В Киндяковке начала свой жизненный путь: полуирландка- полурусская, полукатоличка-полуправославная, Екатерина Максимилиановна Перси-Френч.

Легко и беззаботно текло раннее детство Кати, овеянное любовью, лаской и баловством отца, матери, дедушки, бабушки, да старушки няни Марковны, когда то вынянчившей ее мать, и сейчас являющейся равноправным членом семьи Киндяковых. С шести лет Катю начали учить музыке и, к большому огорчению Марковны, приставили к ней двух гувернанток: француженку и англичанку.

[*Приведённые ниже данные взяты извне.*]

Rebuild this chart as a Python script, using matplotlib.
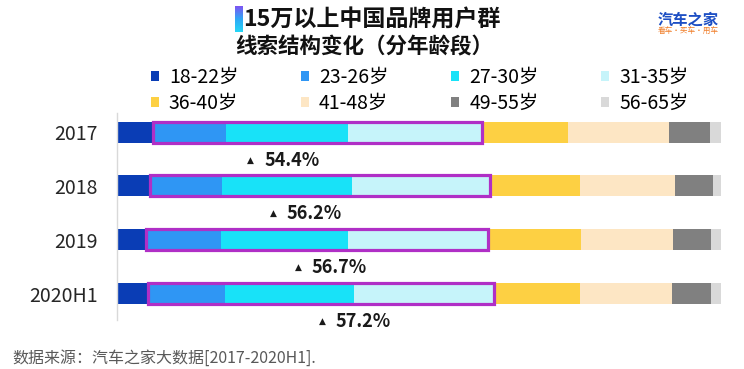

К десяти годам Катюша, силою своей усидчивости и способностей, в одинаковой детской мере свободно владела русским, французским и английским языками и родители повезли дочь в Лондон для определения в закрытый аристократический пансион, где суждено было ей получить свое образование и воспитание. Последующие до окончания образования годы, Катюша приезжала в Киндяковку только на три летних месяца составлявшие ее каникулы, и если в Англии, в пансионе, она постепенно познавала, впитывала в себя благотворное влияние английских классиков, на каникулах, в дедовском кабинете, она старалась наверстать потерянное, и все свободное время отдавала русским, любимым из которых был Пушкин. Английский Шекспир и русский Пушкин на всю жизнь оставили глубокий след в душе и сердце будущей мисс Френч.

От отца она постепенно воспринимала любовь к спорту и лошади. Под руководством его она очень скоро выработалась в отличную, смелую и хорошо знающую психологию лошади, наездницу. Отец, сам страстный любитель конского спорта, обещал дочери, что, по окончании образования, он возмет ее в Москву для участия на concours hippique. Френч сдержал свое обещание, но к спортивному разочарованию Кати, хотя и отлично выезжанная, но не в меру горячая кобылица Linua должна была удовольствоваться третьим призом, уступив первый М-me Захарченко на непобедимом Алькаде и второе М-me Вороновой на рыжем красавце Центурионе.

Волга еще в раннем детстве оставила в душе Кати след какого то обожания, выражавшегося в том, что она с разбега, смело бросала в воду свое хрупкое тельце, радостно ловила взлетающие наверх алмазные брызги, и детскими губами целовала шипящие гребни набегающих волн, ровными перекатами идущих от несущегося на всех парах парохода.